The improvements that purging makes to contiguity following scaffolding indicate that divergent heterozygous overlaps can be a significant barrier to scaffolding, and that it is important to remove them as well as removing contained haplotigs. To our knowledge, scaffolders that use long-range information, such as Scaff10X with linked reads or SALSA with Hi-C data, do not handle heterozygous overlaps. We therefore recommend applying purge_dups directly after initial assembly, prior to scaffolding. Although HaploMerger2 can also link adjacent contigs using overlap information after purging, our tests suggest that it makes false joins, perhaps because it does not use read depth to distinguish haplotypic duplication from repeat duplication.
In conclusion, purge_dups can significantly improve genome assemblies by removing overlaps and haplotigs caused by sequence divergence in heterozygous regions. This both removes false duplications in primary draft assemblies while retaining completeness and sequence integrity, and can improve scaffolding. It runs autonomously without requiring user specification of cutoff thresholds, allowing it to be included in an automated assembly pipeline.
We thank members of the Vertebrate Genomes Project assembly group for input and advice, including Arang Rhie, Zemin Ning, William Chow, Ying Yan, Adam Phillippy and Erich Jarvis. The Mm genome was sequenced at the Sanger Institute as part of the Vertebrate Genomes Project, we thank members of the Sanger Institute DNA pipelines group for generating the sequence data and Byrappa Venkatesh for providing the sample and we thank Jonas Korlach, Mara Lawniczak, Haynes Heaton and Christine Lambert for supplying raw data for Ac.

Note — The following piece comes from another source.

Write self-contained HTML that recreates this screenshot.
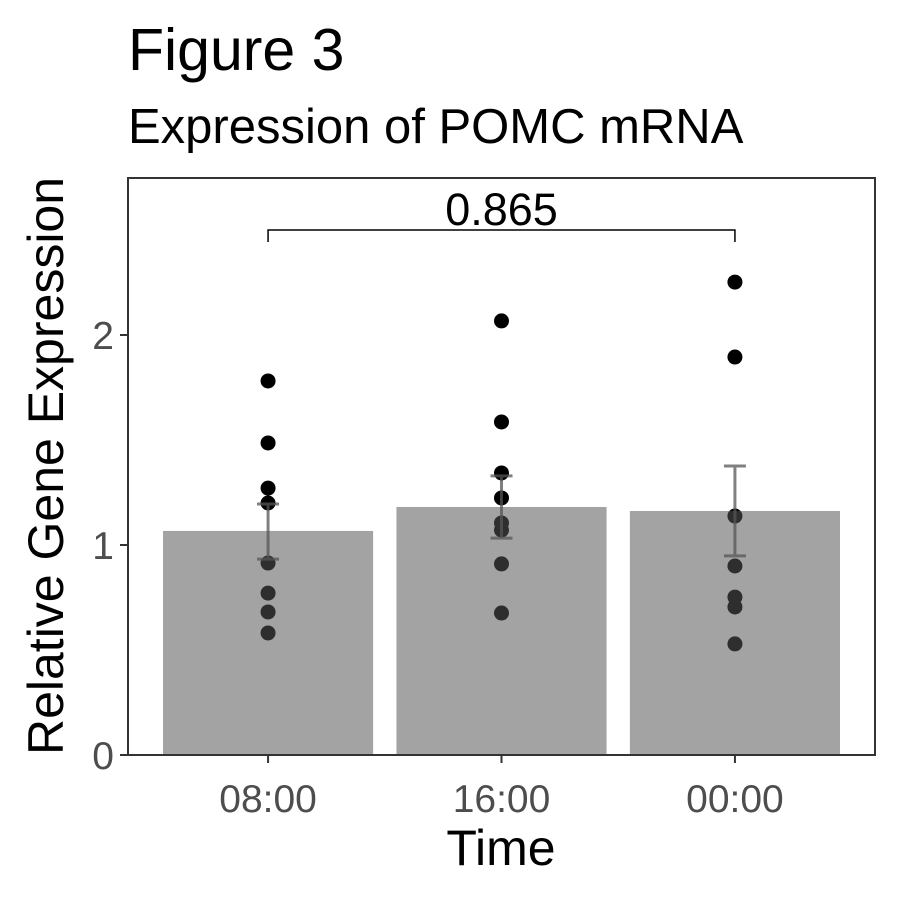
<!DOCTYPE html>
<html><head><meta charset="utf-8"><style>
body{margin:0;background:#fff}
svg text{font-family:"Liberation Sans",Arial,sans-serif}
</style></head><body>
<svg id="chart" width="900" height="900" viewBox="0 0 900 900">
<text x="128" y="70" font-size="59">Figure 3</text>
<text x="128" y="143" font-size="49">Expression of POMC mRNA</text>
<text transform="translate(63,466) rotate(-90)" text-anchor="middle" font-size="50">Relative Gene Expression</text>
<text x="501" y="865" text-anchor="middle" font-size="50">Time</text>
<g id="plot"></g>
</svg>
<script>
const categories = ["08:00", "16:00", "00:00"];
const means = [1.067, 1.181, 1.162];
const errLow = [0.933, 1.033, 0.948];
const errHigh = [1.195, 1.329, 1.376];
const points0800 = [1.781, 1.486, 1.271, 1.2, 0.914, 0.771, 0.681, 0.581];
const points1600 = [2.067, 1.586, 1.343, 1.224, 1.105, 1.071, 0.91, 0.676];
const points0000 = [2.252, 1.895, 1.138, 0.9, 0.752, 0.705, 0.529];
const yTicks = [0, 1, 2];
const pValue = "0.865";

const NS = "http://www.w3.org/2000/svg";
const g = document.getElementById("plot");
const L = 128, R = 875, T = 178, B = 755;
const yMax = (B - T) / 210;
function y(v){ return B - (v / yMax) * (B - T); }
const step = (R - L) / (categories.length + 0.2);
function x(i){ return L + step * (0.6 + i); }
const barW = step * 0.9;
function mk(tag, attrs){ const e = document.createElementNS(NS, tag); for (const k in attrs) e.setAttribute(k, attrs[k]); g.appendChild(e); return e; }

const allPts = [points0800, points1600, points0000];
allPts.forEach((arr, i) => {
  arr.forEach(v => {
    const c = mk("circle", {cx: x(i), cy: y(v), r: 7.5, fill: "#000"});
    
    
  });
});
categories.forEach((c, i) => {
  const b = mk("rect", {x: x(i) - barW/2, y: y(means[i]), width: barW, height: B - y(means[i]), fill: "#555", "fill-opacity": 0.54});
  
  
  const eb = mk("path", {d: `M${x(i)-11},${y(errHigh[i])}H${x(i)+11}M${x(i)},${y(errHigh[i])}V${y(errLow[i])}M${x(i)-11},${y(errLow[i])}H${x(i)+11}`, stroke: "#555", "stroke-opacity": 0.75, "stroke-width": 3, fill: "none"});
  
  
  const t = mk("line", {x1: x(i), x2: x(i), y1: B, y2: B + 8, stroke: "#333", "stroke-width": 2});
  
  
  const lb = mk("text", {x: x(i), y: B + 57, "text-anchor": "middle", "font-size": 39, fill: "#4d4d4d"});
  lb.textContent = c;
  
  
});
yTicks.forEach(v => {
  const t = mk("line", {x1: L - 8, x2: L, y1: y(v), y2: y(v), stroke: "#333", "stroke-width": 2});
  
  
  const lb = mk("text", {x: L - 14, y: y(v) + 14, "text-anchor": "end", "font-size": 39, fill: "#4d4d4d"});
  lb.textContent = v;
  
  
});
const fr = mk("rect", {x: L, y: T, width: R - L, height: B - T, fill: "none", stroke: "#333", "stroke-width": 2});


const br = mk("path", {d: `M${x(0)},242V230H${x(2)}V242`, stroke: "#000", "stroke-width": 1.5, fill: "none"});


const pv = mk("text", {x: (x(0) + x(2)) / 2, y: 225, "text-anchor": "middle", "font-size": 45});
pv.textContent = pValue;


</script>
</body></html>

This work was supported by the National Key Research and Development Program of China [2017YFC0907503, 2018YFC0910504 and 2017YFC1201201 to D.G. and Y.W.]; China Scholarship Council to D.G.; Wellcome Trust [WT207492 to S.A.M. and R.D., and WT206194 to J.W. and K.H.].
Conflict of Interest: R.D. is a consultant for Dovetail Inc. All other authors declared no conflict of interest.